** begin DATA EXTRACT **

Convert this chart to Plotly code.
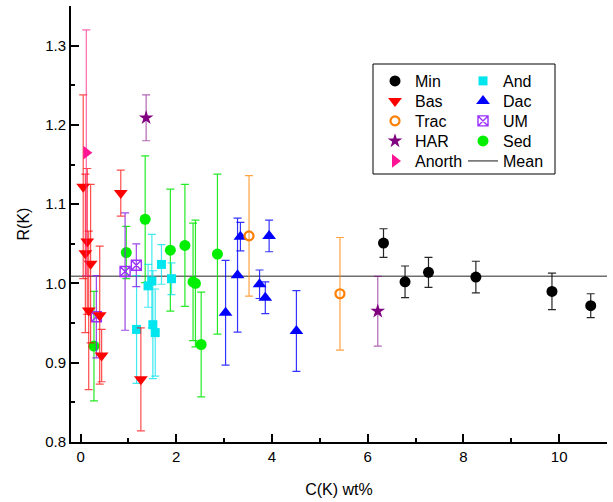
import plotly.graph_objects as go

# ---- data ----
min_x = [6.33, 6.78, 7.27, 8.26, 9.85, 10.66]
min_y = [1.051, 1.002, 1.014, 1.008, 0.990, 0.972]
min_e = [0.018, 0.020, 0.019, 0.020, 0.023, 0.015]

bas_x = [0.055, 0.14, 0.10, 0.21, 0.17, 0.40, 0.44, 0.84, 1.26]
bas_y = [1.122, 1.053, 1.038, 1.025, 0.966, 0.960, 0.909, 1.114, 0.879]
bas_e = [0.116, 0.092, 0.100, 0.100, 0.100, 0.087, 0.033, 0.029, 0.065]

trac_x = [3.52, 5.42]
trac_y = [1.060, 0.987]
trac_e = [0.076, 0.071]

har_x = [1.37, 6.21]
har_y = [1.209, 0.965]
har_e = [0.029, 0.044]

anorth_x = [0.12]
anorth_y = [1.165]
anorth_e = [0.155]

and_x = [1.17, 1.41, 1.49, 1.51, 1.56, 1.69, 1.90]
and_y = [0.942, 0.997, 1.003, 0.948, 0.938, 1.024, 1.006]
and_e = [0.068, 0.027, 0.059, 0.068, 0.055, 0.025, 0.020]

dac_x = [3.03, 3.28, 3.34, 3.74, 3.86, 3.94, 4.51]
dac_y = [0.963, 1.0105, 1.059, 0.999, 0.982, 1.060, 0.940]
dac_e = [0.066, 0.072, 0.018, 0.018, 0.020, 0.020, 0.051]

um_x = [0.33, 0.93, 1.165]
um_y = [0.958, 1.015, 1.023]
um_e = [0.052, 0.074, 0.027]

sed_x = [0.28, 0.955, 1.35, 1.876, 2.18, 2.35, 2.40, 2.52, 2.86]
sed_y = [0.921, 1.039, 1.081, 1.042, 1.048, 1.002, 1.000, 0.923, 1.037]
sed_e = [0.069, 0.033, 0.080, 0.077, 0.077, 0.074, 0.080, 0.066, 0.101]

mean_value = 1.009
x_range = [-0.2, 11]
y_range = [0.8, 1.35]

FONT = "Arial, Liberation Sans, sans-serif"
W, H = 613, 502
ML, MR, MT, MB = 71, 6, 6, 60
PW, PH = W - ML - MR, H - MT - MB


def px2x(px):
    return (px - ML) / PW


def px2y(py):
    return 1 - (py - MT) / PH


# legend layout: (column x px, row y px)
COLS = [375, 463]
ROWS = [81, 101, 121, 141, 161]
legend_slots = {
    "Min": (0, 0), "And": (1, 0),
    "Bas": (0, 1), "Dac": (1, 1),
    "Trac": (0, 2), "UM": (1, 2),
    "HAR": (0, 3), "Sed": (1, 3),
    "Anorth": (0, 4), "Mean": (1, 4),
}
legend_ids = {}
legend_layouts = {}
for i, (nm, (c, r)) in enumerate(legend_slots.items()):
    key = "legend" if i == 0 else f"legend{i + 1}"
    legend_ids[nm] = key
    legend_layouts[key] = dict(
        x=px2x(COLS[c]), xanchor="left", y=px2y(ROWS[r]), yanchor="middle",
        bgcolor="rgba(0,0,0,0)", borderwidth=0,
        font=dict(family=FONT, size=16, color="black"),
        itemwidth=30,
    )

fig = go.Figure()

# mean line (drawn first, below the points)
fig.add_trace(go.Scatter(
    x=x_range, y=[mean_value, mean_value], mode="lines", name="Mean",
    line=dict(color="#6e6e6e", width=1.6), legend=legend_ids["Mean"]))


def add(name, xs, ys, es, symbol, color, size, barcolor, line=None):
    marker = dict(symbol=symbol, color=color, size=size, line=line or dict(width=0))
    fig.add_trace(go.Scatter(
        x=xs, y=ys, mode="markers", name=name, marker=marker, legend=legend_ids[name],
        error_y=dict(type="data", array=es, visible=True, color=barcolor,
                     thickness=1.2, width=4)))


add("Sed", sed_x, sed_y, sed_e, "circle", "#00ee00", 11, "rgba(0,230,0,0.85)")
add("And", and_x, and_y, and_e, "square", "#00e5ee", 9, "rgba(0,225,235,0.75)")
add("Dac", dac_x, dac_y, dac_e, "triangle-up", "#0000ff", 12, "rgba(0,0,255,0.8)")
add("Trac", trac_x, trac_y, trac_e, "circle-open", "#ff7f00", 9, "rgba(255,140,20,0.8)",
    line=dict(width=2.2, color="#ff7f00"))
add("UM", um_x, um_y, um_e, "square-x-open", "#9b30ff", 10, "rgba(140,40,230,0.85)",
    line=dict(width=1.4, color="#9b30ff"))
add("Bas", bas_x, bas_y, bas_e, "triangle-down", "#ff0000", 12, "rgba(255,0,0,0.7)")
add("Anorth", anorth_x, anorth_y, anorth_e, "triangle-right", "#ff1493", 12, "rgba(255,40,140,0.7)")
add("HAR", har_x, har_y, har_e, "star", "#800080", 11, "rgba(128,0,128,0.6)")
add("Min", min_x, min_y, min_e, "circle", "#000000", 11, "rgba(0,0,0,0.85)")

axis_common = dict(
    showline=True, linecolor="black", linewidth=2, mirror=False,
    ticks="inside", ticklen=8, tickwidth=2, tickcolor="black",
    showgrid=False, zeroline=False,
    tickfont=dict(family=FONT, size=15, color="black"),
)

fig.update_xaxes(
    range=x_range, dtick=2, tick0=0,
    minor=dict(dtick=1, tick0=0, ticks="inside", ticklen=4, tickwidth=2, tickcolor="black"),
    title=dict(text="C(K) wt%", font=dict(family=FONT, size=16, color="black"), standoff=20),
    **axis_common)
fig.update_yaxes(
    range=y_range, dtick=0.1, tick0=0.8, tickformat=".1f",
    minor=dict(dtick=0.05, tick0=0.8, ticks="inside", ticklen=4, tickwidth=2, tickcolor="black"),
    title=dict(text="R(K)", font=dict(family=FONT, size=16, color="black"), standoff=12),
    **axis_common)

# legend frame
fig.add_shape(type="rect", xref="paper", yref="paper",
              x0=px2x(373), x1=px2x(555), y0=px2y(174), y1=px2y(64),
              line=dict(color="black", width=1), fillcolor="white", layer="below")

fig.update_layout(
    width=W, height=H,
    margin=dict(l=ML, r=MR, t=MT, b=MB),
    plot_bgcolor="white", paper_bgcolor="white",
    font=dict(family=FONT, size=15, color="black"),
    showlegend=True,
    **legend_layouts,
)

fig.write_html("out.html")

** end DATA EXTRACT **

TASK PROMPT
Please repeat exactly the data above from its first line to the line that contains "0.033, 0.029, 0.065]", inclusive, and leave every picture out.

EXERCISE RESULT
Convert this chart to Plotly code.
import plotly.graph_objects as go

# ---- data ----
min_x = [6.33, 6.78, 7.27, 8.26, 9.85, 10.66]
min_y = [1.051, 1.002, 1.014, 1.008, 0.990, 0.972]
min_e = [0.018, 0.020, 0.019, 0.020, 0.023, 0.015]

bas_x = [0.055, 0.14, 0.10, 0.21, 0.17, 0.40, 0.44, 0.84, 1.26]
bas_y = [1.122, 1.053, 1.038, 1.025, 0.966, 0.960, 0.909, 1.114, 0.879]
bas_e = [0.116, 0.092, 0.100, 0.100, 0.100, 0.087, 0.033, 0.029, 0.065]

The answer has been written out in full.